Forging a partnership

“We wanted to find a best-in-class partner in the creative space to help us remain relevant. We’re a brand that’s been around for 160-plus years of parenthood, and we are always striving to remain the most relevant brand available out there for the next generation of parents,” Carter’s chief marketing officer Jeff Jenkins told ADWEEK.

Jenkins added that Carter’s was looking for a partner that helps bring brands to the forefront of culture and understanding its audience. Through a mutual friend, Mischief and Carter’s were brought together.

“That is how every new business opportunity should come, is you meet the people, you connect with them, you see their vision and you feel aligned with it,” said Greg Hahn, co-founder and CCO at Mischief.

Hahn said that, beyond the connections between the teams, working with an iconic, category-defining brand, appealed to the agency. But more than its heritage, the brand is known for thinking outside the box, as it has shown during the last two Super Bowls, with billboard ads that played up the excitement of the game with a boost in baby making.

“There are so many provocative ways of attacking this for us, room to take this to a really interesting place,” said Hahn.

Informed by CPG and consumers

Jenkins has a background in the CPG category, and he came to Carter’s in 2019 and saw potential in the parenthood category, one that he saw was “sleepy on the communication side of it.”

Jenkins was used to pushing the envelope as part of teams at Taco Bell, Whole Foods and CKE Restaurants, and he has been pushing forward in his time at Carter’s. However, he feels that partnering with Mischief will help push the brand further while remaining true to customer truths about parenting.

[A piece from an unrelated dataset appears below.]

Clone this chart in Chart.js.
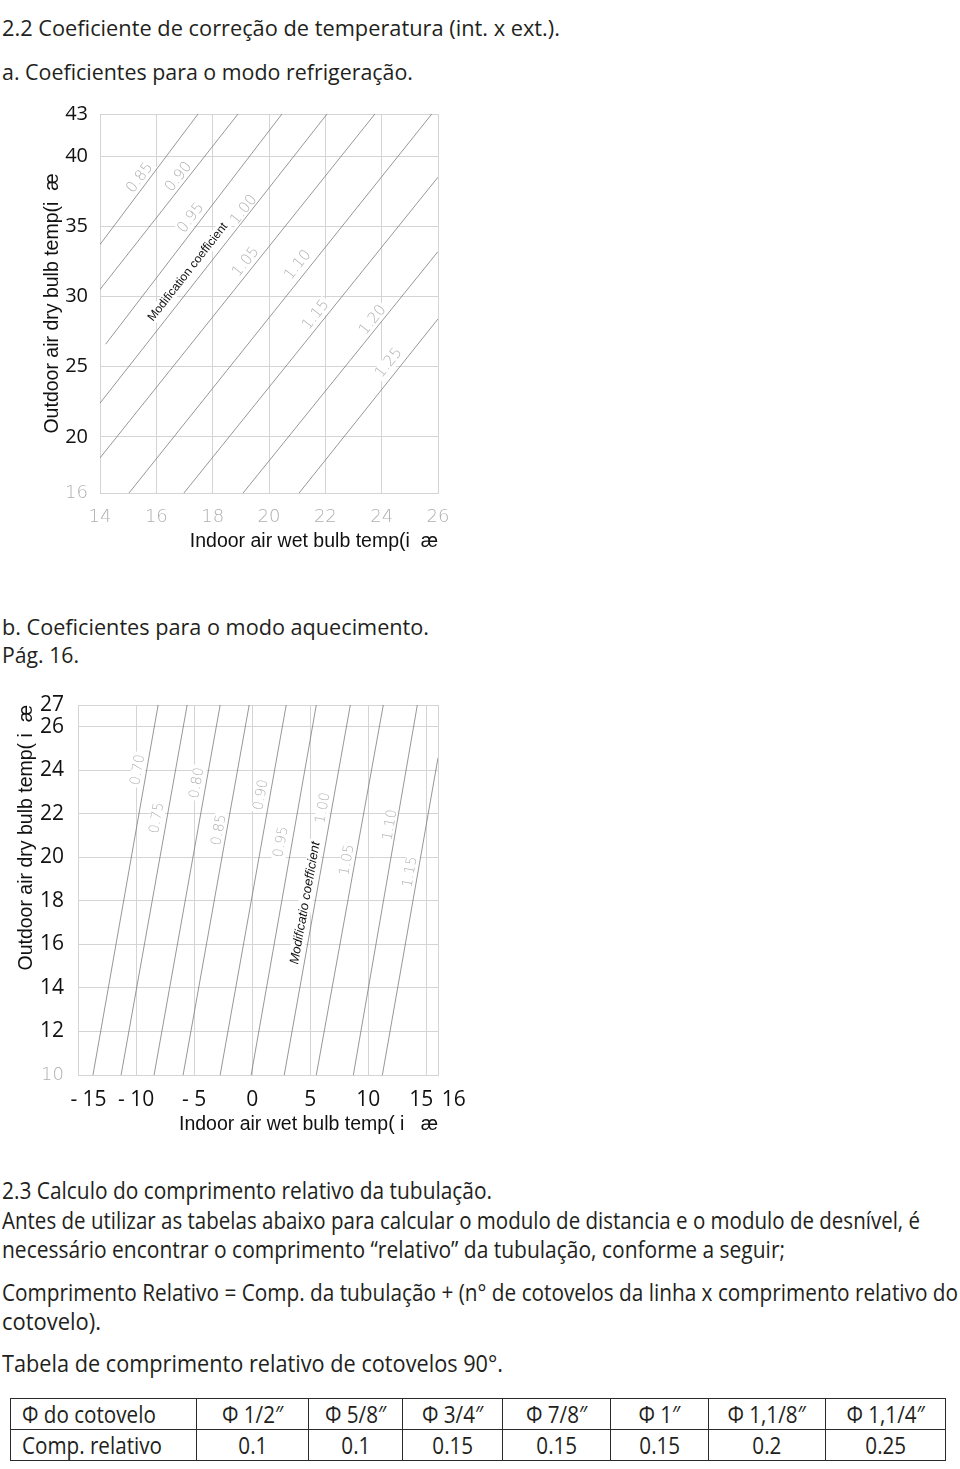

“We wanted a partner that helps us shake things up that helps us connect to that next generation. Gen Z is now parents, and Mischief is so ingrained in tapping into culture, and figuring out how brands play in the culture,” said Jenkins.

Hahn added that much of the category treats parents as one-dimensional and tries to paint a rosy picture of parenthood with cute, docile kids, when in fact, parenthood can be messy and not all parents are created equal.

“It’s all of the messiness, but also the beautiful messiness, and the fun, and the exhaustion and all those different emotions,” said Jenkins.

To get to the human truths that will inform the work, Mischief and Carter’s will do a lot of social listening, finding the conversations happening between parents and with Carter’s consumers, to discover great insights and get to what’s relevant, then turn that into creative campaigns that will connect.

“It’s like that saying, ‘The more specific you are, the more universal you are.’ So, you find that one small truth that everyone thinks ‘only I think that’ but millions of people are,” and that will uncover that human truth, said Hahn.

Those truths might be cranky kids, tired parents, or as the teams recently uncovered, where the worst place to have a diaper blowout might be.

While Carter’s has been in the category for a long time, it’s not resting on its legacy, and with Mischief aboard the agency is out to help the brand define and defy the category.

Debut work from the collaboration will launch later this year. 

Details of the deal were not disclosed but the estimated 2023 spend for Carter’s is $27 million, mostly digital, according to COMvergence.